A golfer is asked: 'What's your handicap?' The reply: "Playing golf."
It's an old joke but it really is a loaded question.
When you're playing golf with people you've never played with before, the question about a handicap is a common one. And because only roughly 15 percent of all golfers have legitimate handicaps, the answers, whether the golfer is trying to be truthful or not, are often wrong, plain and simple.
Most golfers who don't have a handicap just guess their average score and subtract 72 from it. That's not a handicap. And even those who have a real handicap index, because of the way handicaps are self-reported, can fudge their way to being a sandbagger (but that's a different discussion).
Fortunately, in many tournament settings, there are certain safeguards to look out for proper handicaps. For example, if you regularly compete in official events, your handicap will land you in a certain flight. Your tournament scores carry far more weight in the World Handicap System that was adopted in 2020. Shoot a few low scores or win a couple of times, and you're likely to get bumped up to a more skilled flight.
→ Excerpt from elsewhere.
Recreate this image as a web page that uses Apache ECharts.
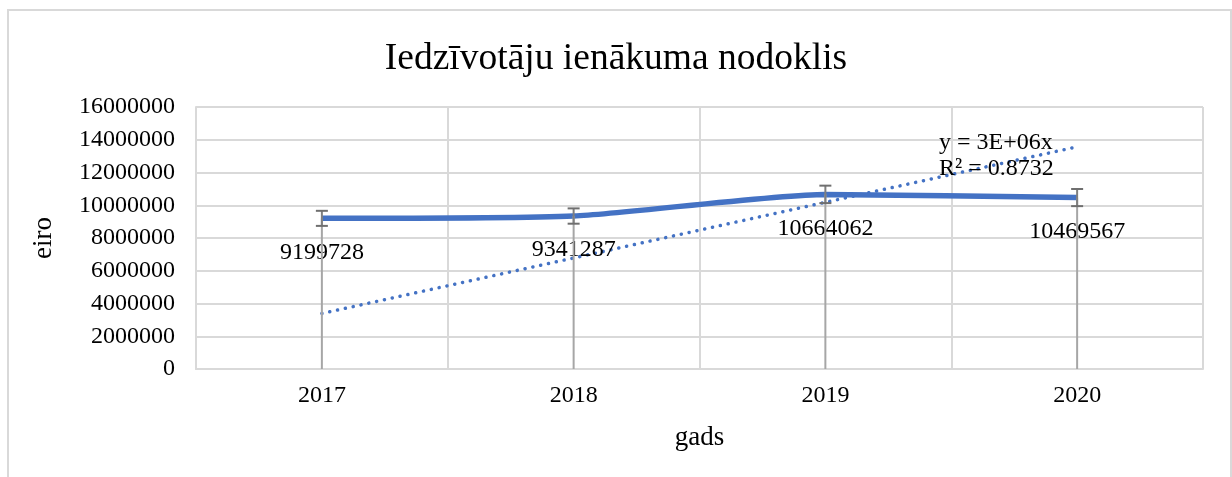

In an ideal world, of course, everybody reports their actual scores and makes the proper adjustments and there's little need to intercede. But to get a better understanding of what a handicap should be and how the system works, let's take a look:
How to get a golf handicap
You can either sign up for one at your home course or register for a GHIN (Golf Handicapping & Information Network) handicap with your local golf association connected with the United States Golf Association. You will pay a yearly fee for this service.
In the old days, you used to turn in your scorecards to your pro, who would then help get your handicap index. There was more review back then, making it more difficult to fudge the numbers. Nowadays with the Internet and computers, golfers usually just enter their own scores into the GHIN system. Like golf itself, integrity is a big part of the process.
It's certainly not necessary to know the handicapping formula, but a basic understanding of it will help in your informal matches with other players, especially against those who really don't have handicaps and are just guessing based on what they think their average score is.
How to calculate a golf handicap
Individual handicaps are determined by a complex formula. When you are posting your hole-by-hole scores in the USGA's GHIN app or on the computer, net double bogey is the maximum allowed on each hole. You can establish a handicap by entering as few as five scores, but only the lowest score would be used to determine your handicap. Once you get to 20 total scores posted, the average of the 8 lowest scores of your last 20 rounds are used to determine your handicap.
What is course rating?
In order for handicaps to travel, courses have been rated to determine which ones are harder or easier. We all know that not all courses were created equal. Basically a course rating is the reflection of what a scratch golfer would shoot on that course. If it's a particularly difficult track, the course rating could be 75 or 76, playing two or three strokes over par for scratch players. Chambers Bay, which hosted the 2015 U.S. Open, rates 76.6 from the back tees with a slope rating of 140.
What is slope rating?
Slope, by the way, didn't really come around until 1979 when Dean Knuth (he was a Navy commander then) invented the formula to predict what bogey golfers would shoot on a course on a particular set of tees. Regarded as the world's foremost authority on course ratings and handicaps, Knuth was the USGA's Senior Director of Handicapping, GHIN and Green Section Administration from 1981-97.
"By comparing the bogey rating to the scratch rating, I was able to develop the Slope Rating for each course - a way to predict how fast scores go up as the golfer's handicaps go up," Knuth wrote on his Website, popeofslope.com.
Course and slope ratings aren't just used to determine handicaps; they are also used to adjust a person's handicap when bouncing from course to course. Without getting too complicated, when a course is harder than average, a player will get more strokes than his or her handicap when competing at that course. If the course is easier, he or she will receive fewer strokes.
A brief look back at golf handicaps
Handicaps in golf are almost as old as the game itself, though they certainly weren't administered the way they are today. In the mid-1800s in Scotland, it was simply a matter of matching the lesser player against the more accomplished player. The terms "third-one" or "half-one" came about, meaning that the lesser player would get a stroke every three or two holes, respectively. The assigning of these "odds" often came at the discretion of individuals competing or a committee. Courses weren't rated yet, so this method didn't travel well from course to course.
By the late 1800s, golfers started getting handicaps for tournaments. One method involved computing the average of the best three scores of the year and subtracting par from that average. Critics argued that such a method clearly favored the better players, and that was certainly true. Today a variation of that method still exists because handicaps really aren't your average; they are a measurement of your potential. And, as we all know too well, rarely do we play to our potential. That's why shooting your handicap "number" should be celebrated. If your expectation is to shoot your handicap every round, you better find another sport. It's impossible to live up to round after round. Golf ... the ultimate pursuit of a perfection we'll never reach.